For such apps to become mainstream, they need to integrate with a real-time-network, such as the SD-RTN and SD-RTM platforms by Agora.io, to distribute that experience at scale with guaranteed latencies and without issues.

Shared Experiences focused Technologies

Earlier I stated that the XR streaming future is coming later this afternoon, but so far I’ve haven’t really highlighted anyone (aside from Mimesys) that’s doing collaborate live XR with a product in market now. This is for good reason, not a lot of companies have moved there yet so it presents us with a bit of a gap in the market for new companies to fill.

Let’s take a moment to discuss the Spatial AR, one of the (few) major platforms focused on shared XR experiences in realtime.

Spatial has partnered with Microsoft to bring collaborative realtime experiences to the Hololens.

This mixed-reality/collaboration endeavor is a big push for Microsoft. The company is adding a “Spatial Rooms” tab to its (Slack-like) Teams collaboration app. In Spatial Rooms, people can work on projects, customize the room, and come back to continue the work later. The meetings are also more inclusive now, because Spatial is enabling people to join a meeting via the web or smartphone. — Microsoft and Spatial building collaborative conferences

We also can’t forget to mention PTC’s Vuforia platform that also supports collaborative AR, though not nearly as robust as Spatial.

Another interesting app worth noting is Pharos. The app features collaborative XR leveraging Google’s ARCore Cloud Anchors API. Pharos offers users a multiplayer experience where they can interact with XR objects simultaneously with friends, making use of ARCore’s Cloud Anchors API. Even though they are promising cross-platform features, currently its only available on Android.

The last two apps I’d like to highlight are Roomful and VRJam. Both are leveraging real-time networks to provide their users with collaborative immersive experiences.

Roomful is an immersive conferencing solution. The team has built a 3D private social platform, where organizers of trade shows, conferences, summits, seminars, and webinars can create their own private networks with custom rooms, rules/memberships fees, etc.

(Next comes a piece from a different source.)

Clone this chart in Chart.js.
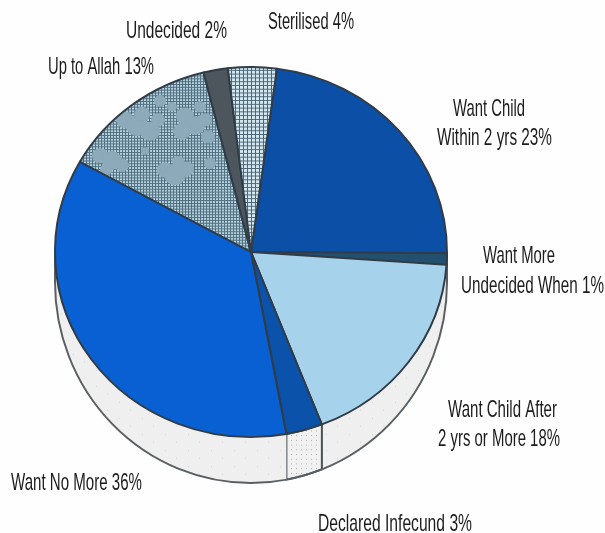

One of the most important advantages of Roomful’s video conference platform is that all the participants can re-experience that content on demand. Even after the “event” has ended, users within Roomful can visit the Virtual Spaces/Rooms to re-expereince and engage with the content. This solves a huge pain point within video and IRL conferences.

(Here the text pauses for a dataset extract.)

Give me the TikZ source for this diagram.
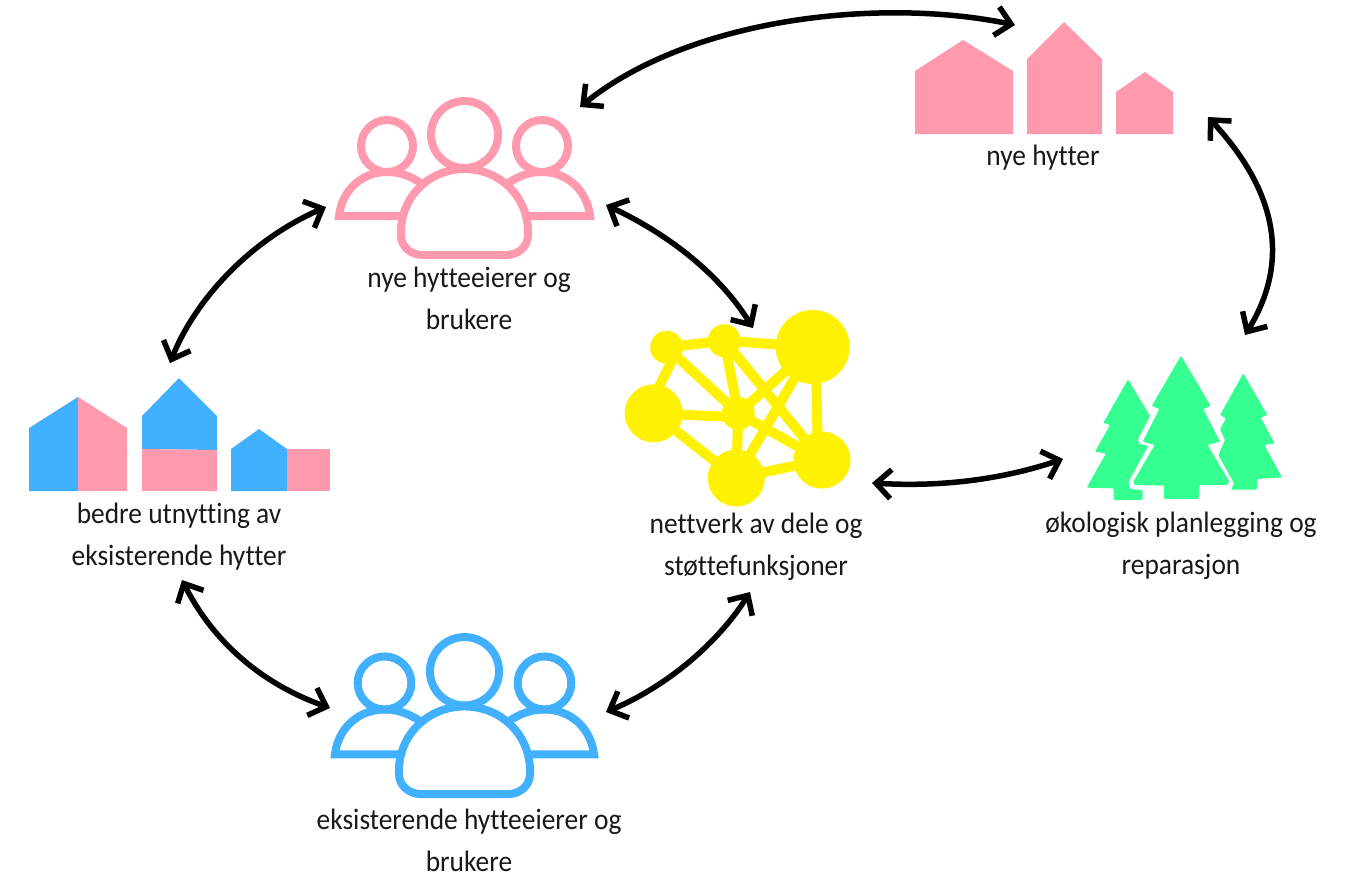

VRJam is a virtual conferencing solution that blends Virtual Worlds with real-time motion capture, to power simultaneous live and virtual presentations. How does that work you ask? The VRJam team creates 3D avatars and environments that leverage motion capture and video streaming technology to capture the live presentation and live stream the audio, video and 3D motion capture to recreate the live event within a virtual world. No longer will you have to feel bummed out about missing a conference due to distance, now you can virtually experience it in an immersive environment.

Tools to start building today

All this talk of collaborative XR and the gap in the market, leads me to my next topic. What are the available solutions for building in XR?

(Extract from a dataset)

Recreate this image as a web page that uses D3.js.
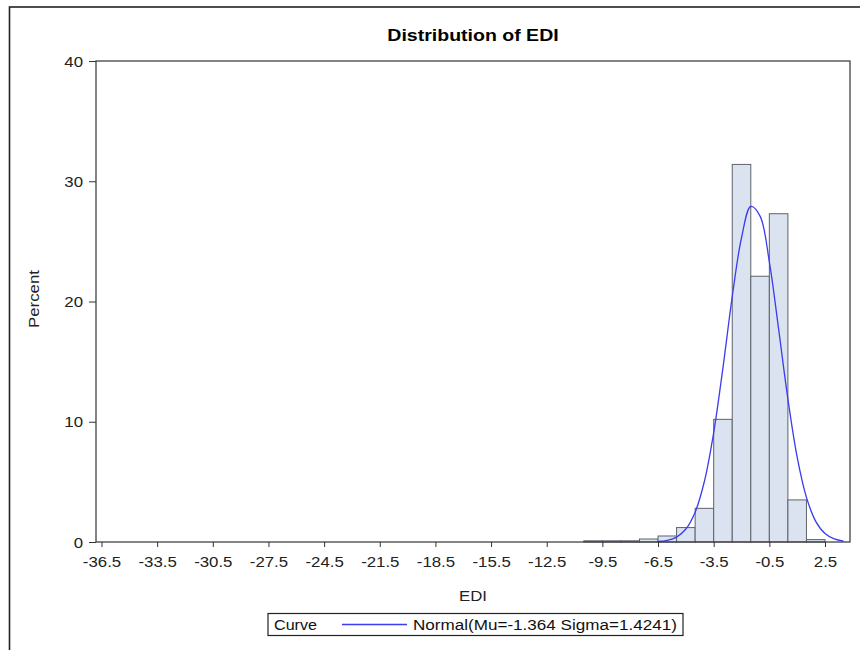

Currently Apple, Google, and Microsoft provide native APIs for cloud-based spatial anchors. This means that all the major device manufactures have exposed APIs for developers to build shared XR experiences. There’s only one major downfall, all require the developer to follow complicated setup procedures and while it may do a lot to simplify the process it still leaves a fair amount of the heavy lifting to the developer.

For example, how do these native APIs scale when implemented? TBH that’s part of the heavy lifting you need to do as a developer. Let’s say you implement Apple’s multi user AR session, once you’ve established a connection between devices you have to maintain the session and account for all that intricate logic associated with synchronization at scale.

Have no fear because there are a number of 3rd party providers that can help with such solutions.

Want to implement volumetric video similar to Mimesys? Check out DepthKit, a Brooklyn based software provider that merges image data from DSLR cameras with depth sensor point-clouds to capture volumetric video.

Interesting in Face-filters similar to Snapchat or Facebook/Instagram, then check out Banuba; a cutting-edge computer vision lab, specializes in Face AR technologies and provides users with an AR SDK that brings the most immersive face filters, 3D masks, facial animation and AR beauty features to any app or website.

If you are looking to achieve functionality similar to Spatial, there’s Scape.io which provides SDKs to simplify building Geotagged AR experiences.

Update — May 11, 2020: Scape.io was purchased by FB in early 2020.

Unity has also launched a new signaling feature, but it’s only available within Unity. The feature was announced/debuted at GDC this year and sounds like an improvement to their previous product.

Let’s not forget Agora.io’s Realtime Messaging (RTM) SDK which simplifies the entire networking layer and is available across all platforms. Agora.io’s SDKs make the entire process easier to the point where you don’t feel any of the headaches related to scaling and synchronization.

Considerations

Now that we are all riled up and ready to build our shared XR experience. what are things we need to consider? When implementing shared experiences, one of the biggest considerations has to be scaling. I know i’ve mentioned this a few times in this post but any application that involves more than a single user needs to scale and synchronize gracefully.

The new SD-RTM from Agora will allow developers to push any data to all users in realtime with minimal latency.

Another issue when working with realtime applications is packet loss. Google researchers recently published a paper, showing how Ai can be used to recreate “in-between” frames given a set of start and end frames. This breakthrough will pave the way for solutions to the painful dropped frames shortcomings of UDP. This will take some time to hit the mainstream but keep an eye out for this technology.

But why wait for Google to develop this ai packet-loss technology from their white paper? You can leverage Agora.io’s platform that already has similar technology, patented proprietary algorithms for preventing degradation even at 60% pocketless.

Conclusion

Building realtime XR experiences may have become democratized, but all the best solutions do not exist and there is a lot of room for innovation.

With all the advancements we are seeing in native and emerging web-based capabilities, the foundation and supports for a more complex and amazing ecosystem exist, now it’s time for developers to step up to the plate.

image source: Microsoft Debuts Spatial Anchor AR Cloud for HoloLens 2 — WinBuzzer

About the Author

I am Hermes a Developer Evangelist for Agora.io, and a former engineer at Blippar. In my time at Blippar I had an opportunity lead the NY development team working with Blippar’s AR and Computer Vision products to create custom solutions for a variety of brands spanning every industry.

Footnotes

ODG filed for Bankruptcy, Meta is re-launching, Blippar was bought out of Administration, Nreal launched sub $500 AR glasses, and Google Glass is making a comeback.
Kronos Group are working to change that with the glTF & glb open standard formats.
OpenXR is trying to form the standard but still in a provisional state.